Government

Scotland aims to tackle lack of processing capacity for plastics, metals and batteries

Only 1.3 per cent of resources used in Scotland are cycled back into the economy in Waste Reproccessing Infrastructure report

Scotland lacks domestic reprocessing capacity for high-value materials including plastics, metals and electronic waste, according to a comprehensive infrastructure assessment published by the Scottish Government last week.

The report found that over 98 per cent of Scotland's material use still stems from virgin sources, with valuable resources worth millions being exported for treatment elsewhere.

The Waste Reprocessing Infrastructure in Scotland report, mandated under the Circular Economy (Scotland) Act 2024, examined 15 material streams and revealed dramatic variations in domestic processing capability.

While Scotland successfully manages organic waste, glass and construction materials domestically, it exports the majority of plastics, metals, paper and batteries for reprocessing, relying predominantly on elsewhere in the UK and the EU.

Scotland generated 9.55 million tonnes of waste in 2023, a reduction of around 20 per cent since 2011, of which 86 per cent was managed in Scotland.

Despite overall material recycling rates increasing from 52.5 per cent in 2011 to 62.2 per cent in 2023, only 1.3 per cent of resources used in Scotland are cycled back into the economy.This is compared with 7.5 per cent for the UK as a whole and 24.5 per cent for the Netherlands, an EU leader in circularity.

The government has identified six priorities for addressing capacity gaps: supporting strategic capability for critical raw materials and battery reprocessing, driving stable material supply, facilitating business access to waste streams, stimulating demand for reprocessed materials, pursuing EU policy alignment, and improving waste data systems.

Opportunity cost of not processing materials

The analysis identified domestic reprocessing capacity shortfalls across multiple material streams.

Approximately 78,000 tonnes of plastic waste is exported annually, with only 14 per cent of Scotland's 90,000 tonnes of available plastic reprocessed domestically. For aluminium, around 161,000 tonnes is exported with domestic facilities processing just 10 per cent of available material. Steel presents an even starker picture, with 379,000 tonnes exported and domestic processing handling only 8 per cent of the 412,000 tonnes available.

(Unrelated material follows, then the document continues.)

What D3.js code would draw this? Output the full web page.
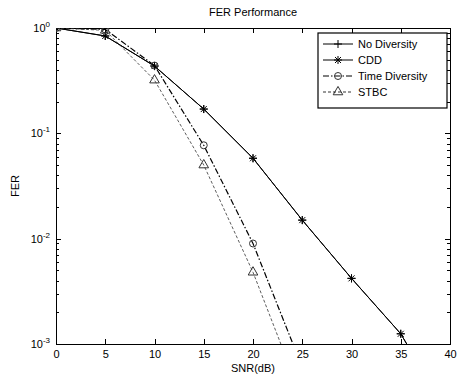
<!DOCTYPE html>
<html lang="en">
<head>
<meta charset="utf-8">
<title>FER Performance</title>
<script src="https://d3js.org/d3.v7.min.js"></script>
<style>
    html, body { margin: 0; padding: 0; background: #fff; }
    text { font-family: "Liberation Sans", Arial, sans-serif; font-size: 11px; fill: #000; }
    .axis path, .axis line { stroke: #000; shape-rendering: crispEdges; }
    path.line { fill: none; }
</style>
</head>
<body>
<script>
// data
var snr = [0, 5, 10, 15, 20, 25, 30, 35, 40];
var noDiversity = [1.0, 0.84, 0.435, 0.17, 0.058, 0.015, 0.0042, 0.00125, 0.0002];
var cdd = [1.0, 0.84, 0.435, 0.17, 0.058, 0.015, 0.0042, 0.00125, 0.0002];
var timeDiversity = [1.0, 0.97, 0.44, 0.077, 0.009, 0.0006];
var stbc = [1.0, 0.95, 0.32, 0.05, 0.0048, 0.0003];
var seriesNames = ["No Diversity", "CDD", "Time Diversity", "STBC"];
var xTicks = [0, 5, 10, 15, 20, 25, 30, 35, 40];
var yTicks = [1e-3, 1e-2, 1e-1, 1];

var w = 457, h = 377;
var padL = 56, padR = 450, padT = 28, padB = 344;

var svg = d3.select("body").append("svg").attr("width", w).attr("height", h);

var xScale = d3.scaleLinear().domain([0, 40]).range([padL, padR]);
var yScale = d3.scaleLog().domain([1e-3, 1]).range([padB, padT]);

svg.append("clipPath").attr("id", "clip")
    .append("rect").attr("x", padL).attr("y", padT)
    .attr("width", padR - padL).attr("height", padB - padT);

// minor ticks for log axis
var minor = [];
[1e-3, 1e-2, 1e-1].forEach(function(d) {
    for (var k = 2; k <= 9; k++) minor.push(d * k);
});

// axes
var xAxis = d3.axisBottom(xScale).tickValues(xTicks).tickSize(-5).tickPadding(6).tickFormat(d3.format("d"));
svg.append("g").attr("class", "axis").attr("transform", "translate(0," + padB + ")").call(xAxis);
svg.append("g").attr("class", "axis").attr("transform", "translate(0," + padT + ")")
    .call(d3.axisTop(xScale).tickValues(xTicks).tickSize(-5).tickFormat(""));

svg.append("g").attr("class", "axis").attr("transform", "translate(" + padL + ",0)")
    .call(d3.axisLeft(yScale).tickValues(yTicks).tickSize(-5).tickFormat(""));
svg.append("g").attr("class", "axis").attr("transform", "translate(" + padL + ",0)")
    .call(d3.axisLeft(yScale).tickValues(minor).tickSize(-3).tickFormat(""));
svg.append("g").attr("class", "axis").attr("transform", "translate(" + padR + ",0)")
    .call(d3.axisRight(yScale).tickValues(yTicks).tickSize(-5).tickFormat(""));
svg.append("g").attr("class", "axis").attr("transform", "translate(" + padR + ",0)")
    .call(d3.axisRight(yScale).tickValues(minor).tickSize(-3).tickFormat(""));
svg.selectAll(".axis path.domain").attr("stroke-width", 1.2);

// y tick labels as 10^n
yTicks.forEach(function(d) {
    var t = svg.append("text").attr("x", padL - 6).attr("y", yScale(d) + 4).attr("text-anchor", "end");
    t.append("tspan").text("10");
    t.append("tspan").attr("dy", -5).style("font-size", "8px").text(Math.round(Math.log10(d)));
});

// lines
var series = [
    { name: seriesNames[0], values: noDiversity, dash: null, width: 1, marker: "plus" },
    { name: seriesNames[1], values: cdd, dash: null, width: 1, marker: "star" },
    { name: seriesNames[2], values: timeDiversity, dash: "6,2,1.5,2", width: 1.2, marker: "circle" },
    { name: seriesNames[3], values: stbc, dash: "3,2", width: 0.8, marker: "triangle" }
];

var line = d3.line()
    .x(function(d) { return xScale(d.x); })
    .y(function(d) { return yScale(d.y); });

function drawMarker(g, type, x, y) {
    if (type === "plus") {
        g.append("path").attr("d", "M" + (x - 4) + "," + y + "H" + (x + 4) + "M" + x + "," + (y - 4) + "V" + (y + 4))
            .attr("stroke", "#000").attr("fill", "none");
    } else if (type === "star") {
        g.append("path").attr("d", "M" + (x - 4) + "," + y + "H" + (x + 4) + "M" + x + "," + (y - 4) + "V" + (y + 4) +
            "M" + (x - 3) + "," + (y - 3) + "L" + (x + 3) + "," + (y + 3) + "M" + (x - 3) + "," + (y + 3) + "L" + (x + 3) + "," + (y - 3))
            .attr("stroke", "#000").attr("fill", "none");
    } else if (type === "circle") {
        g.append("circle").attr("cx", x).attr("cy", y).attr("r", 3.5)
            .attr("stroke", "#333").attr("fill", "none");
    } else if (type === "triangle") {
        g.append("path").attr("d", d3.symbol().type(d3.symbolTriangle).size(40)())
            .attr("transform", "translate(" + x + "," + y + ")").attr("stroke", "#333").attr("fill", "none");
    }
}

var plot = svg.append("g").attr("clip-path", "url(#clip)");
series.forEach(function(s) {
    var pts = s.values.map(function(v, i) { return { x: snr[i], y: v }; });
    plot.append("path").attr("class", "line").datum(pts).attr("d", line)
        .attr("stroke", s.marker === "triangle" ? "#333" : "#000")
        .attr("stroke-width", s.width)
        .attr("stroke-dasharray", s.dash);
    pts.forEach(function(p) {
        if (p.y >= 1e-3 && p.x <= 40) drawMarker(plot, s.marker, xScale(p.x), yScale(p.y));
    });
});

// legend
var lx = 318, ly = 33, lw = 129, lh = 75;
var leg = svg.append("g");
leg.append("rect").attr("x", lx).attr("y", ly).attr("width", lw).attr("height", lh)
    .attr("fill", "#fff").attr("stroke", "#000").attr("stroke-width", 1.2);
series.forEach(function(s, i) {
    var y = ly + 11 + i * 16;
    leg.append("line").attr("x1", lx + 5).attr("x2", lx + 35).attr("y1", y).attr("y2", y)
        .attr("stroke", "#000").attr("stroke-width", s.width).attr("stroke-dasharray", s.dash);
    drawMarker(leg, s.marker, lx + 20, y);
    leg.append("text").attr("x", lx + 40).attr("y", y + 4).text(s.name);
});

// titles
svg.append("text").attr("x", (padL + padR) / 2).attr("y", 16).attr("text-anchor", "middle").text("FER Performance");
svg.append("text").attr("x", (padL + padR) / 2).attr("y", 372).attr("text-anchor", "middle").text("SNR(dB)");
svg.append("text").attr("transform", "translate(19," + ((padT + padB) / 2) + ") rotate(-90)")
    .attr("text-anchor", "middle").text("FER");
</script>
</body>
</html>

The report's executive summary highlights that a key objective is ‘preventing the loss of local economic opportunities’. The waste and resources sector contributed over £750 million to the Scottish economy in 2021, whilst the full UK material value chain was valued at £23.5 billion.

Zero Waste Scotland estimates that nearly one in 10 Scottish jobs is already related to the circular economy and additional domestic reprocessing infrastructure could significantly expand employment opportunities. Previous analysis has suggested that adopting circular business practices could be worth £1 billion in the regions of Tayside, Aberdeen and Aberdeenshire alone.

According to the report, ‘while the majority of reprocessing infrastructure investment is led by the private sector, the Scottish Government has also invested over £1 billion to support recycling and reprocessing infrastructure since 2016, including our £70m Recycling Improvement Fund’.

Strategic infrastructure needs emerge for net-zero materials

With Scotland leading UK renewable generation, significant quantities of valuable materials will require processing when first-generation wind turbines reach end-of-life from the 2030s.  This highlights the strategic importance of domestic capacity for critical materials to Scotland's renewable energy transition.

In the report, Zero Waste Scotland estimates that approximately 5000 onshore wind turbines will require decommissioning between 2025 and 2050, which will result in 1.2-1.4 million tonnes of disused materials. Offshore wind presents an even larger opportunity, with 26 million tonnes of materials expected from consented installations by 2050, containing substantial quantities of steel, copper and rare earth elements.

Battery processing capacity represents another strategic priority. Global battery demand is projected to increase 14-fold by 2030, driven by electric vehicle adoption and renewable energy storage requirements. Scotland currently exports 78 per cent of battery waste, missing opportunities to recapture critical materials including lithium.

Current infrastructure comprises 169 licensed reprocessing facilities treating Scottish waste on-site, concentrated primarily in the central belt. An additional 14 facilities are progressing through planning stages, focusing on organic waste, aluminium, tyres and electronic waste.

High energy costs, market volatility and competition from imported virgin materials present ongoing challenges for domestic investment. Material contamination during collection reduces reprocessing viability, whilst secure long-term contracts can limit material availability for new facilities.

Scotland's performance demonstrates potential for significant improvement, particularly as packaging Extended Producer Responsibility implementation and the delayed Deposit Return Scheme will create new material flows scheduled for 2027.

This infrastructure report, alongside the Circular Economy and Waste Route Map to 2030 published last year, will inform Scotland's forthcoming circular economy strategy, which is due in 2026. Required under the 2024 Act, the strategy will be supported by new statutory targets planned from 2027.